Endless ascent from the Sangelle Oasis to Cabanaconde in Colca Canyon, twice as deep as the Grand Canyon
Most recently, I cruised past a 24 mile day hike over 10 hours of hiking with an elevation gain of 5,413 feet. In comparison, the Breakneck Ridge Trail is 5.6 miles with an elevation gain of 1,610 feet and took me 6 hours. Nearly 5x the distance and elevation gain and 2x the time. Turns out, I was cut out for this hiking business.
Things take time to develop and unfold. Expecting myself to hike comfortably at the pace of other travelers who were more experienced than me was the same error made by those hikers on the Salkantay Trek to Macchu Picchu. It’s the same error I made when I started playing football freshman year and most of my teammates had been playing their whole lives. It’s the same error I made when I started my first day as a working professional and wondered if I would ever figure out what I was doing.

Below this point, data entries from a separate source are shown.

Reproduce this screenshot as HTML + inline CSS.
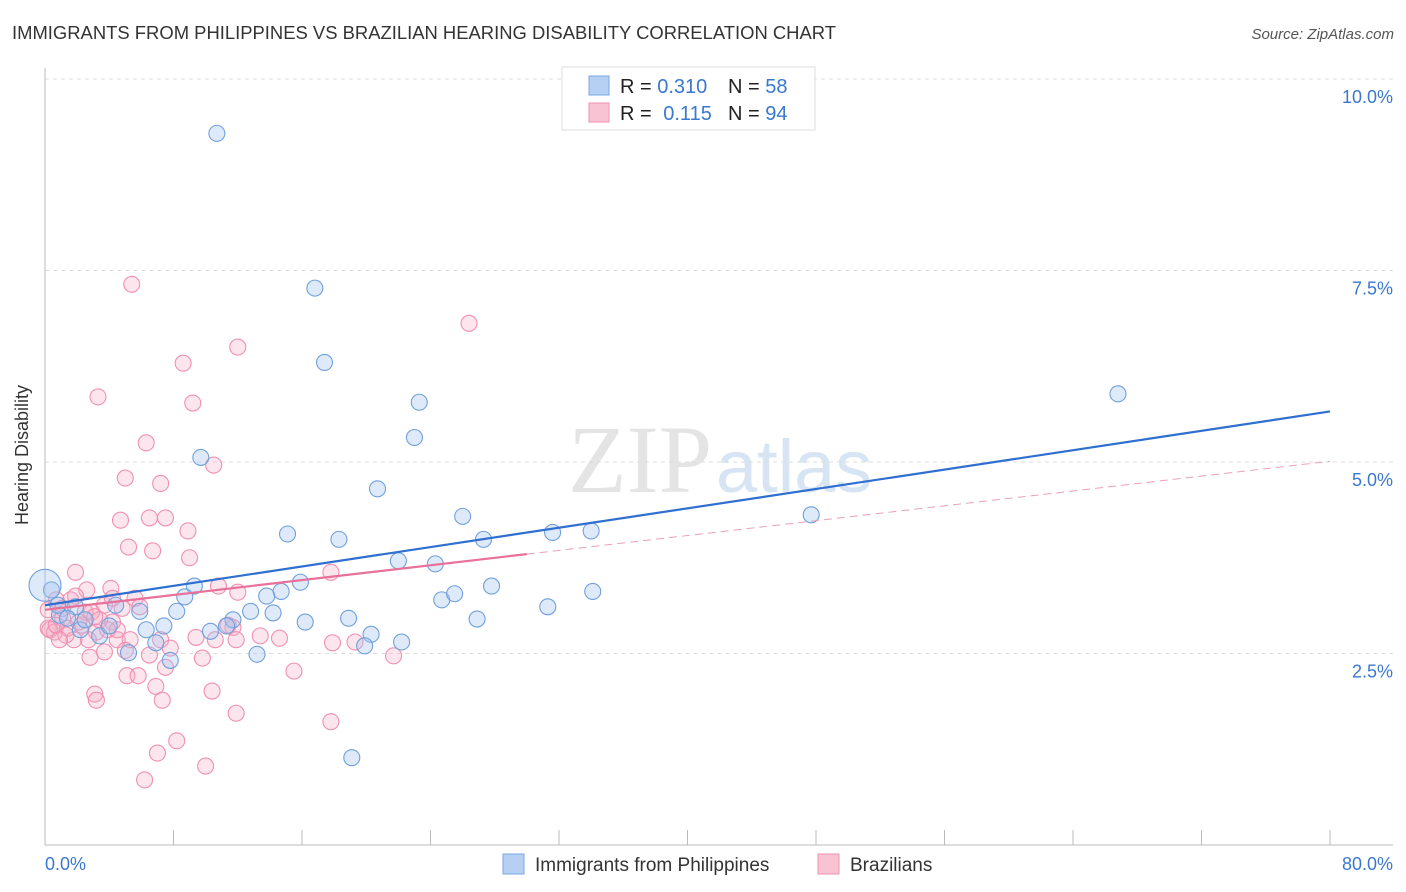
<!DOCTYPE html>
<html><head><meta charset="utf-8"><style>
body{margin:0;background:#fff;font-family:"Liberation Sans",sans-serif;}
svg{display:block}
</style></head><body>
<svg id="chart" width="1406" height="892">
<text x="12" y="39" font-size="18" fill="#333" textLength="824" lengthAdjust="spacingAndGlyphs">IMMIGRANTS FROM PHILIPPINES VS BRAZILIAN HEARING DISABILITY CORRELATION CHART</text>
<text x="1394" y="39" font-size="15" fill="#555" font-style="italic" text-anchor="end">Source: ZipAtlas.com</text>
<text x="712" y="492" font-size="96" fill="#e4e4e4" text-anchor="end" font-family="Liberation Serif">ZIP</text>
<text x="716" y="492" font-size="74" fill="#d6e4f4">atlas</text>
<g id="grid"></g>
<line x1="45" y1="68" x2="45" y2="845" stroke="#bbb"/>
<line x1="45" y1="845" x2="1393" y2="845" stroke="#bbb"/>
<text x="28" y="455" font-size="18" fill="#333" text-anchor="middle" transform="rotate(-90 28 455)">Hearing Disability</text>
<text x="45" y="870" font-size="18" fill="#3a78d0">0.0%</text>
<text x="1393" y="870" font-size="18" fill="#3a78d0" text-anchor="end">80.0%</text>
<g id="pts"></g>
<g id="trend"></g>
<g>
<rect x="562" y="67" width="253" height="63" fill="#fff" stroke="#ddd"/>
<rect x="589" y="76" width="20" height="19" fill="#b6d0f3" stroke="#7aa8e0"/>
<rect x="589" y="103" width="20" height="19" fill="#f8c4d3" stroke="#f090b0"/>
<text x="620" y="93" font-size="20" fill="#222">R = <tspan fill="#3a78d0">0.310</tspan></text>
<text x="728" y="93" font-size="20" fill="#222">N = <tspan fill="#3a78d0">58</tspan></text>
<text x="620" y="120" font-size="20" fill="#222">R = <tspan fill="#3a78d0" dx="6">0.115</tspan></text>
<text x="728" y="120" font-size="20" fill="#222">N = <tspan fill="#3a78d0">94</tspan></text>
</g>
<g>
<rect x="503" y="854" width="21" height="20" fill="#b6d0f3" stroke="#7aa8e0"/>
<text x="535" y="871" font-size="19" fill="#333">Immigrants from Philippines</text>
<rect x="818" y="854" width="21" height="20" fill="#f8c4d3" stroke="#f090b0"/>
<text x="850" y="871" font-size="19" fill="#333">Brazilians</text>
</g>
</svg>
<script>
const yTicks=[2.5,5.0,7.5,10.0];
const xTicks=[0,8,16,24,32,40,48,56,64,72,80];
const blueX=[10.7,16.8,17.4,23.3,23.0,9.7,20.7,66.8,47.7,26.0,15.1,18.3,31.6,34.0,27.3,22.0,24.3,9.3,8.7,14.7,15.9,13.8,27.8,24.7,25.5,34.1,31.3,8.2,5.9,4.4,12.8,14.2,11.7,7.4,10.3,11.3,16.2,18.9,26.9,6.3,20.3,22.2,19.9,6.9,7.8,5.2,13.2,3.4,1.9,0.9,0.8,2.2,19.1,2.5,1.4,4.0,0.4,0];
const blueY=[9.29,7.27,6.30,5.78,5.32,5.06,4.65,5.89,4.31,4.29,4.06,3.99,4.08,4.10,3.99,3.71,3.67,3.38,3.24,3.31,3.43,3.25,3.38,3.20,3.28,3.31,3.11,3.05,3.05,3.13,3.05,3.03,2.94,2.86,2.79,2.86,2.91,2.96,2.95,2.81,2.75,2.65,2.60,2.64,2.41,2.51,2.49,2.73,3.11,3.00,3.13,2.81,1.14,2.94,2.96,2.86,3.33,3.39];
const pinkX=[5.4,26.4,12.0,8.6,3.3,9.2,6.3,10.5,5.0,7.2,4.7,6.5,7.5,5.2,6.7,8.9,9.0,1.9,17.8,10.8,12.0,4.1,2.6,1.9,5.6,0.7,3.7,4.8,2.9,1.1,0.2,0.6,1.4,2.3,3.2,4.2,4.5,5.3,5.0,3.7,2.8,7.2,9.4,11.7,13.4,14.6,17.9,19.3,21.7,10.6,6.5,9.8,15.5,5.1,5.8,7.5,6.9,10.4,3.1,3.2,7.3,11.9,17.8,7.0,8.2,10.0,6.2,11.9,3.4,1.6,1.1,2.7,0.2,0.3,0.7,1.8,2.5,4.2,5.9,4.5,1.3,3.9,0.9,2.1,3.1,7.8,11.4];
const pinkY=[7.32,6.81,6.50,6.29,5.85,5.77,5.25,4.96,4.79,4.72,4.24,4.27,4.27,3.89,3.84,4.10,3.75,3.56,3.56,3.38,3.30,3.35,3.33,3.25,3.22,3.20,3.13,3.09,3.04,2.96,2.83,2.78,2.83,2.87,2.78,2.91,2.68,2.68,2.54,2.52,2.45,2.68,2.71,2.84,2.73,2.70,2.64,2.65,2.47,2.68,2.48,2.44,2.27,2.21,2.21,2.32,2.07,2.01,1.97,1.89,1.89,1.72,1.61,1.20,1.36,1.03,0.85,2.68,2.94,3.20,3.09,2.68,3.07,2.81,2.87,2.68,3.04,3.22,3.11,2.81,2.74,2.81,2.68,2.91,2.98,2.57,2.87];
const blueTrend=[3.13,5.66];
const pinkTrend=[3.07,5.01];
const pinkSolidEnd=30;
const NS='http://www.w3.org/2000/svg';
const X=v=>45+v*(1285/80);
const Y=v=>845-v*76.6;
function mk(tag,attrs,parent){const e=document.createElementNS(NS,tag);for(const k in attrs)e.setAttribute(k,attrs[k]);parent.appendChild(e);return e;}
const grid=document.getElementById('grid');
yTicks.forEach(t=>{
  const l=mk('line',{x1:45,x2:1393,y1:Y(t),y2:Y(t),stroke:'#ddd','stroke-dasharray':'4,4'},grid);
  
  
  const tx=mk('text',{x:1393,y:Y(t)+24,'font-size':18,fill:'#3a78d0','text-anchor':'end'},grid);
  tx.textContent=t.toFixed(1)+'%';
  
  
});
xTicks.forEach(t=>{
  const l=mk('line',{x1:X(t),x2:X(t),y1:830,y2:845,stroke:'#bbb'},grid);
  
  
});
const pts=document.getElementById('pts');
pinkX.forEach((x,i)=>{
  const c=mk('circle',{cx:X(x),cy:Y(pinkY[i]),r:8,fill:'rgba(245,170,195,0.3)',stroke:'#f090b0','stroke-width':1.1},pts);
  
  
});
blueX.forEach((x,i)=>{
  const c=mk('circle',{cx:X(x),cy:Y(blueY[i]),r:(i===blueX.length-1)?16:8,fill:'rgba(160,196,240,0.35)',stroke:'#6fa0dc','stroke-width':1.1},pts);
  
  
});
const tr=document.getElementById('trend');
const lb=mk('line',{x1:X(0),y1:Y(blueTrend[0]),x2:X(80),y2:Y(blueTrend[1]),stroke:'#2f6fd0','stroke-width':2.2},tr);


const pAt=x=>pinkTrend[0]+(pinkTrend[1]-pinkTrend[0])*x/80;
const lp=mk('line',{x1:X(0),y1:Y(pAt(0)),x2:X(pinkSolidEnd),y2:Y(pAt(pinkSolidEnd)),stroke:'#e8709a','stroke-width':2.2},tr);


const ld=mk('line',{x1:X(pinkSolidEnd),y1:Y(pAt(pinkSolidEnd)),x2:X(80),y2:Y(pAt(80)),stroke:'#e8a0b8','stroke-width':1,'stroke-dasharray':'8,5'},tr);


</script>
</body></html>
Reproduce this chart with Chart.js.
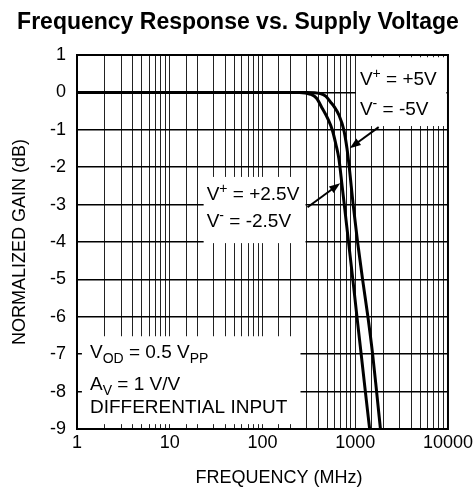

Being new doesn’t mean I’m inadequate, it means I have a long way to go.
If I had quit hiking after that first multi-day hike because I thought I wasn’t good enough, then I never would have given myself the chance to improve. One foot after another, slowly but surely, I improved. Even when it never felt like it.
It’s the same thing I did when I was lifting weights during football. One repetition after another.
It’s the same thing I’m doing with writing. One word after another.
It’s the same thing I’ll do from now on.
I’ll take things one step at a time until I get to the top.